SIARAN PERS
SERIKAT PETANI KELAPA SAWIT (SPKS)
SUBSISI BIODIESEL 110,05 TRILIUN SEPANJANG TAHUN 2015-2021 BUKTI BPDPKS MASIH PRIORITASKAN KONGLOMERAT SAWIT, MENGABAIKAN PETANI SAWIT DAN TIDAK BERKONTRIBUSI PERCEPATAN SERTIFIKASI ISPO
Jakarta, 30 Desember 2021, Serikat Petani Kelapa Sawit (SPKS) menilai BPDPKS masih prioritaskan konglomerat sawit mengabaikan petani sawit dan tidak berkontribusi percepatan sertifikasi ISPO petani sawit sesuai dengan mandate persiden Jokowi saat pendirian dari BDPKS, hal ini dapat di lihat dalam catatan akhir tahun 2021 yang di sampaikan oleh BPDPKS pada selasa 28 desember 2021, dimana BPDPKS menyampaikan bahwa sepanjang awal berdirinya tahun 2015 – 2021 BPDPKS sudah menghimpun dana sebesar 137,283 Triliun yang kemudian di salurkan melalui program sebagai berikut, sebanyak 110,05 Triliun (80,16 persen) untuk subsidi biodiensel 2015-2021, sebesar 6,59 triliun (4,8 persen) untuk program Peremajaan Sawit Rakyat (PSR) 2015-2021, sebesar 389,3 miliar untuk program penelitian dan pengembangan 2015-2021, sebesar 199,01 miliar untuk program pengembangan SDM 2015-2021, sebesar 21,1 Miliar untuk program Sarana dan Prasarana 2021 dan sebesar 318,5 miliar untuk program promosi, advokasi dan kemitraan sawit.

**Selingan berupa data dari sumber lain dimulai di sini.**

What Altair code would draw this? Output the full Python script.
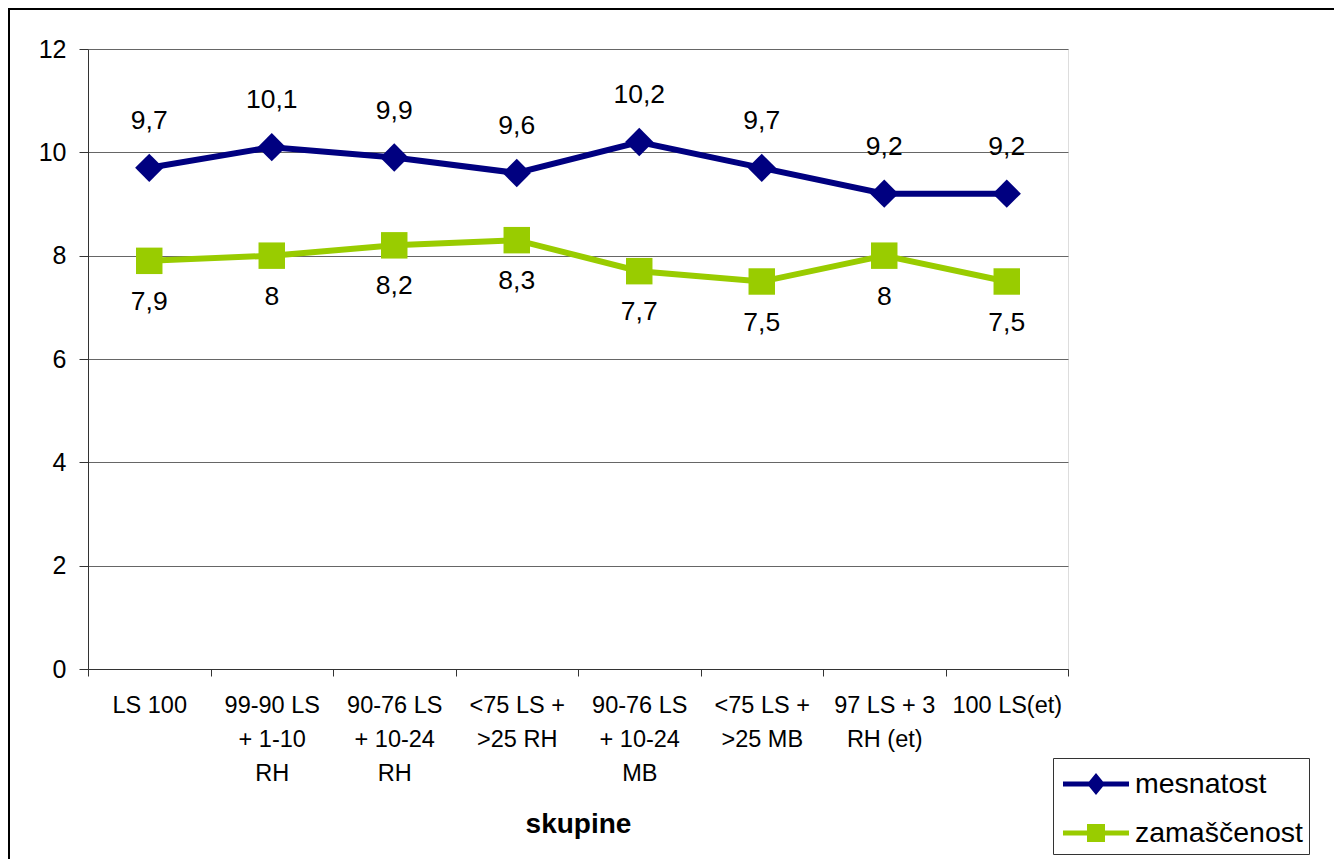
import altair as alt
import pandas as pd

categories = [
    "LS 100",
    "99-90 LS\n+   1-10\nRH",
    "90-76 LS\n+ 10-24\nRH",
    "<75 LS +\n>25 RH",
    "90-76 LS\n+ 10-24\nMB",
    "<75 LS +\n>25 MB",
    "97 LS + 3\nRH (et)",
    "100 LS(et)",
]
mesnatost = [9.7, 10.1, 9.9, 9.6, 10.2, 9.7, 9.2, 9.2]
zamascenost = [7.9, 8.0, 8.2, 8.3, 7.7, 7.5, 8.0, 7.5]
series = ["mesnatost", "zamaščenost"]
y_ticks = [0, 2, 4, 6, 8, 10, 12]

NAVY = "#000080"
GREEN = "#99CC00"
FONT = "Liberation Sans"

rows = []
for c, v in zip(categories, mesnatost):
    rows.append({"kat": c, "serija": series[0], "vrednost": v})
for c, v in zip(categories, zamascenost):
    rows.append({"kat": c, "serija": series[1], "vrednost": v})
df = pd.DataFrame(rows)

# legend symbols: line with marker (custom SVG paths)
leg_paths = [
    "M-1,-0.13H2.3V0.13H-1Z M0.65,-0.55L1.1,0L0.65,0.55L0.2,0Z",
    "M-1,-0.13H2.3V0.13H-1Z M0.2,-0.45H1.1V0.45H0.2Z",
]

x_enc = alt.X(
    "kat:N",
    sort=categories,
    bandPosition=0.5,
    scale=alt.Scale(type="band", domain=categories, paddingInner=0, paddingOuter=0),
    axis=alt.Axis(
        title="skupine",
        titleFont=FONT,
        titleFontSize=28,
        titleFontWeight="bold",
        titleColor="black",
        titlePadding=26,
        labelAngle=0,
        labelExpr="split(datum.label, '\\n')",
        labelFont=FONT,
        labelFontSize=23.5,
        labelColor="black",
        labelLineHeight=34,
        labelPadding=17,
        labelBaseline="top",
        tickBand="extent",
        tickSize=7,
        tickColor="#333333",
        domainColor="#333333",
        grid=False,
    ),
)
y_enc = alt.Y(
    "vrednost:Q",
    scale=alt.Scale(domain=[0, 12], nice=False, zero=True),
    axis=alt.Axis(
        title=None,
        values=y_ticks,
        labelFont=FONT,
        labelFontSize=25,
        labelColor="black",
        labelPadding=13,
        tickSize=9,
        tickColor="#333333",
        domainColor="#333333",
        grid=True,
        gridColor="#666666",
        gridWidth=1,
    ),
)

base = alt.Chart(df).encode(x=x_enc, y=y_enc)
only_m = alt.datum.serija == series[0]
only_z = alt.datum.serija == series[1]

line_m = base.transform_filter(only_m).mark_line(strokeWidth=6, color=NAVY)
line_z = base.transform_filter(only_z).mark_line(strokeWidth=6, color=GREEN)

pts_m = base.transform_filter(only_m).mark_point(
    shape="diamond", size=800, filled=True, opacity=1, color=NAVY
)
pts_z = base.transform_filter(only_z).mark_point(
    shape="square", size=700, filled=True, opacity=1, color=GREEN
)

lab_m = (
    base.transform_filter(only_m)
    .transform_calculate(txt="replace(format(datum.vrednost, '.1~f'), '.', ',')")
    .mark_text(dy=-47, font=FONT, fontSize=26.5, color="black", baseline="middle")
    .encode(text="txt:N")
)
lab_z = (
    base.transform_filter(only_z)
    .transform_calculate(txt="replace(format(datum.vrednost, '.1~f'), '.', ',')")
    .mark_text(dy=41, font=FONT, fontSize=26.5, color="black", baseline="middle")
    .encode(text="txt:N")
)

# legend-only layer: no marks drawn (filtered out), scales have explicit domains
legend_layer = (
    base.transform_filter("false")
    .mark_point(filled=True, opacity=1)
    .encode(
        color=alt.Color(
            "serija:N",
            scale=alt.Scale(domain=series, range=[NAVY, GREEN]),
            legend=alt.Legend(
                title=None,
                orient="none",
                legendX=965,
                legendY=709,
                labelFont=FONT,
                labelFontSize=28.5,
                labelColor="black",
                labelLimit=400,
                symbolSize=1600,
                symbolOpacity=1,
                symbolStrokeWidth=0,
                symbolOffset=4,
                labelOffset=32,
                rowPadding=14,
                padding=6,
                strokeColor="#333333",
                fillColor="white",
            ),
        ),
        shape=alt.Shape("serija:N", scale=alt.Scale(domain=series, range=leg_paths)),
    )
)

frame_src = alt.Chart(pd.DataFrame({"k": [0]}))
frame_left = frame_src.mark_rule(color="black", strokeWidth=2).encode(
    x=alt.value(-79), y=alt.value(-41), y2=alt.value(810)
)
frame_top = frame_src.mark_rule(color="black", strokeWidth=2).encode(
    x=alt.value(-80), x2=alt.value(1246), y=alt.value(-40)
)

chart = (
    alt.layer(frame_left, frame_top, line_m, line_z, pts_m, pts_z, lab_m, lab_z, legend_layer)
    .properties(
        width=980,
        height=620,
        autosize=alt.AutoSizeParams(type="none"),
        padding={"left": 80, "top": 41, "right": 266, "bottom": 190},
        background="white",
    )
    .configure_view(stroke="#808080", strokeWidth=1)
    .configure(font=FONT)
)

chart.save("out.html", embed_options={"renderer": "svg", "actions": False})
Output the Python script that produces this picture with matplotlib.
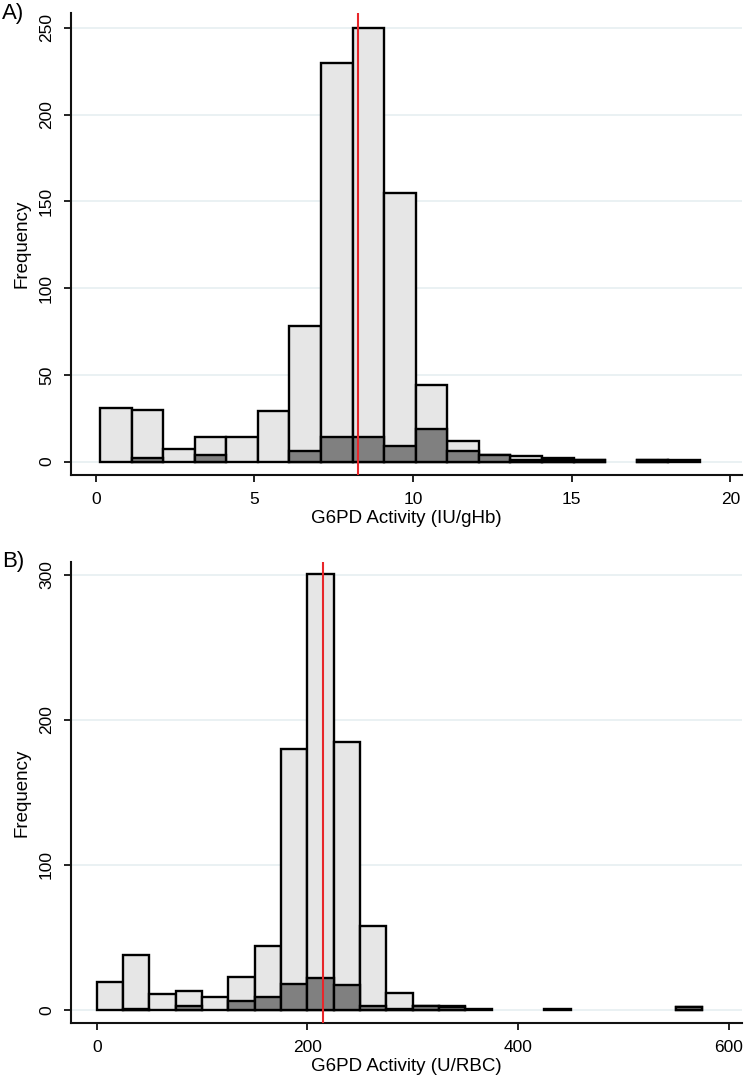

Menanggapi hal ini, Sekjen SPKS Nasional, Mansuetus Darto mengatakan: “ dengan capaian seperti ini BPDPKS tentunya sudah keluar dari mandate persiden Jokowi saat pendirian dari BDPKS itu sendiri untuk mendukung pembangunan sawit berkelanjutan di Indonesia, dan bahkan saat ini BPDPKS tidak memenuhi harapan petani.
Pertama, dana sebesar 137,283 Triliun juga merupakan dana dari petani sawit, yang di himpun oleh BPDPKS bersumber dari pungutan didasarkan peraturan terbaru yaitu PMK 75/PMK.05/2021 dalam peraturan itu, tarif pungutan ekspor untuk minyak kelapa sawit (CPO) minimal sebesar US$ 55 per ton dan paling tinggi US$ 175 per ton. Analisis kami dengan harga CPO saat ini pungutan ini bisa mengurangi harga TBS di tingkat petani kelapa sawit sebesar Rp. 400/kg TBS setiap kilogramnya. Dengan demikian maka seharunya pengunaan dana ini lebih memprioritaskan kebutuhan petani sawit.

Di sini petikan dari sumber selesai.